The ancient world long ago used this process to establish historical facts necessary for the applications of law and more. Ancient Rome adopted this principle of attesting facts by two or more eyewitnesses within its ancient courts (Roman Corpus of Civil Law). However, Egypt, Greece, India, and Crete also used this standard (**). The Law of Moses embedded this procedure into Israel’s commonwealth. Moses wrote, “Only on the evidence of two witnesses or of three witnesses shall a charge be established” (Deut 19:15b ESV; cf. 19:15–21). This legal maxim continues now as essential to the founding of English common law and the founding of the U.S. judicial system. The U.S. Constitution declares, “No Person shall be convicted of Treason unless on the Testimony of two Witnesses to the same overt Act, or on Confession in open Court” (Art. 3, Sect. 3). This legal maxim is so ancient and fundamental that the Bible attributes this method as coming from God.

Steps to the Legal-Historical Method

  1. Receive a report of a significant event from a competent source that leads to sufficient primary eyewitness sources.
  2. Collect detailed accounts from two or more primary sources about the event.
  3. Cross examine the primary sources for two or more points of agreement to confirm and look for two or more contradictions to invalidate the accounts as conspiring.
  4. Table details of the event only supported by one primary source until verified.
  5. List the attested facts.
  6. Search for two or three additional sources to test the original sources.
  7. Set aside accounts that contradict upon two or more essential points for later examination.
  8. Record and report the facts for oneself and others to form a plausible explanation.

How Sources Attest Facts

Facts are actual occurrences of events. Two or more primary sources verify a fact. Verify means to prove the truth of, as by evidence or testimony; confirm; substantiate. For the legal-historical method, a primary source is an eyewitness that gives an account of observing the event, and a secondary source is another’s report that gives account of an eyewitness. Primary sources include the accounts of “witnesses” including people, documents, video, monuments, traditions, and trace evidence.

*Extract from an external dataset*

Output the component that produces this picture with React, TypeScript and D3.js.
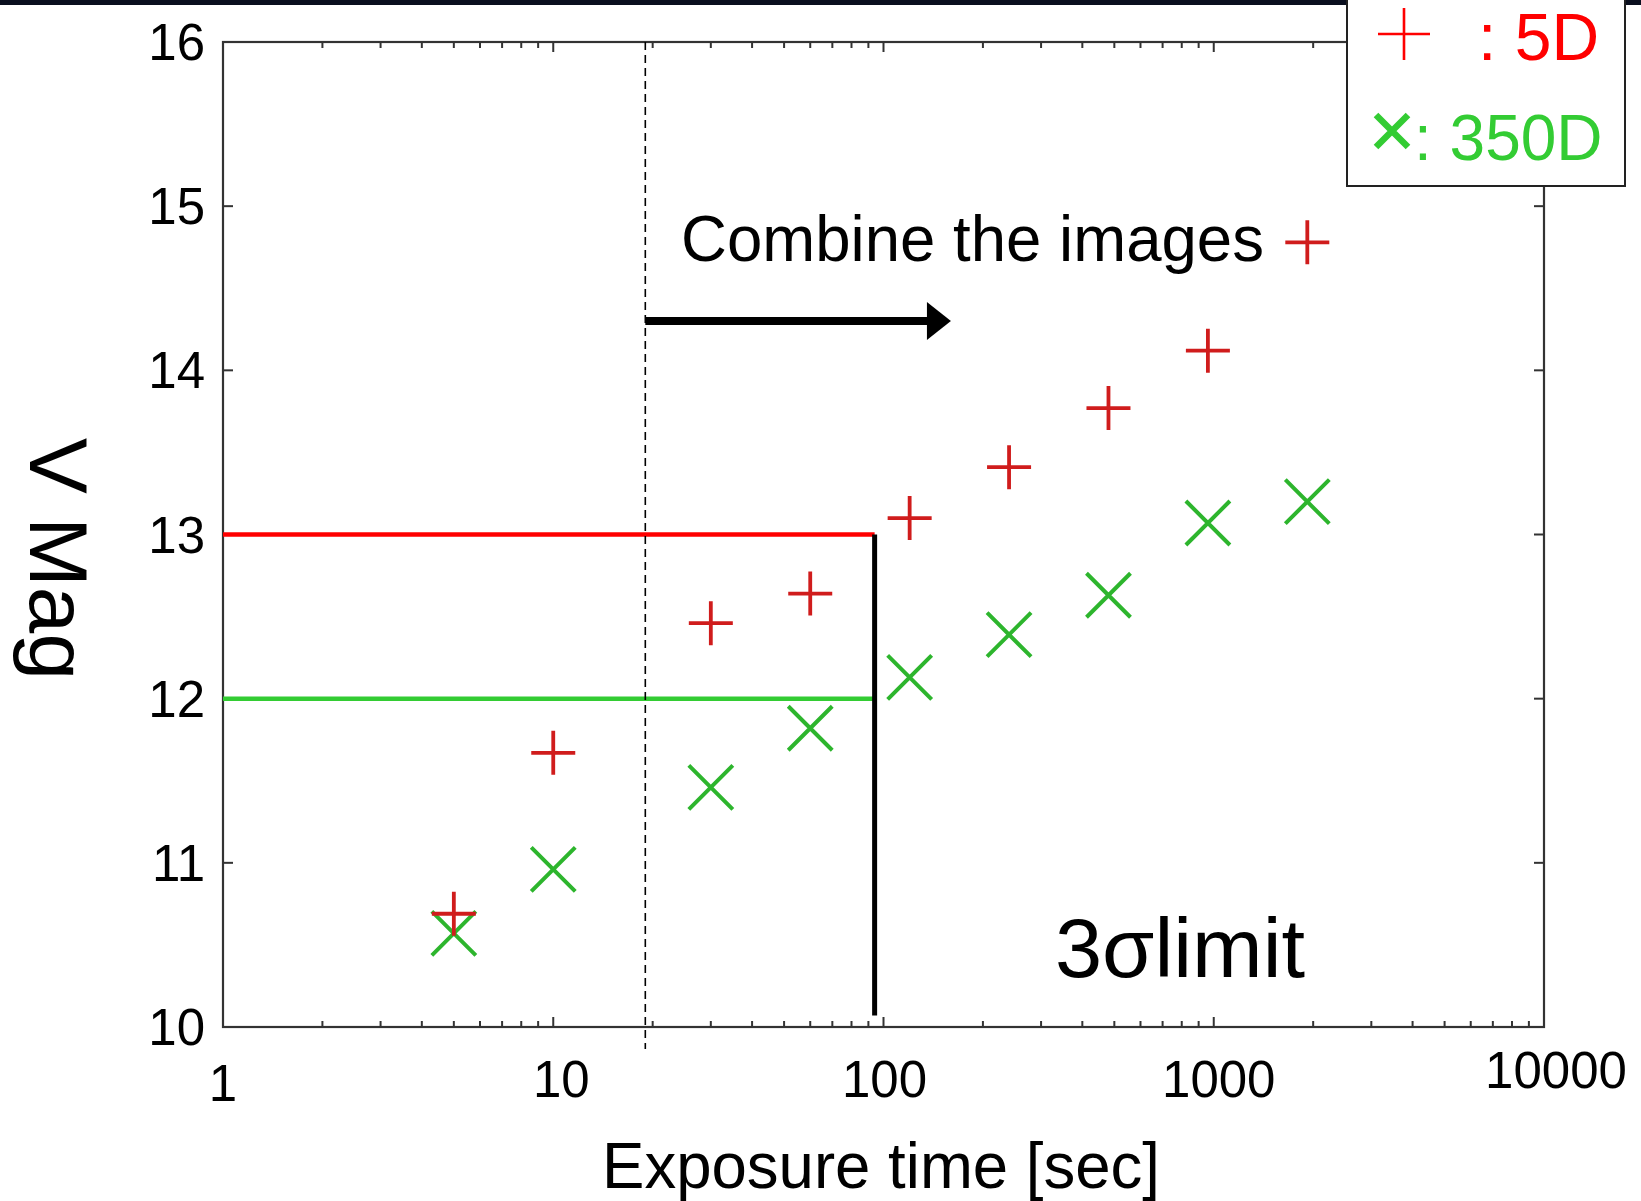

Evidence in a court of law, verification of historical events, the sources of honest journalism, and reports of the scientific method rely on at least two primary sources as the standard of evidence and foundation of attested facts. Every scientific experiment needs two or more primary to confirm that it is true without two or more contrary primary sources. This is why peer-review is needed to cross-examine discoveries.

Examining Sources

The maxim of multiple witnesses holds true. Proving events by two or more primary sources is essential. For instance in legal attestation, when the guilty collaborate accounts to escape conviction, an honest and diligent investigation will reveal the deception. By examining two or more eyewitness sources, two or more essential discrepancies between these accounts discover and expose false testimonies. Likewise, two or three primary sources affirm an event when two or more essential points agree within the witnesses’ accounts.

Conclusion

The legal-historical method is essential for civil society to examine sources and know the facts. The method is necessary to expose faulty conclusions, perjury, conspiring sources, insufficient evidence, hearsay in news reports, and false information in daily conversions. Everyone needs to develop the skills and wisdom to know what is factually true.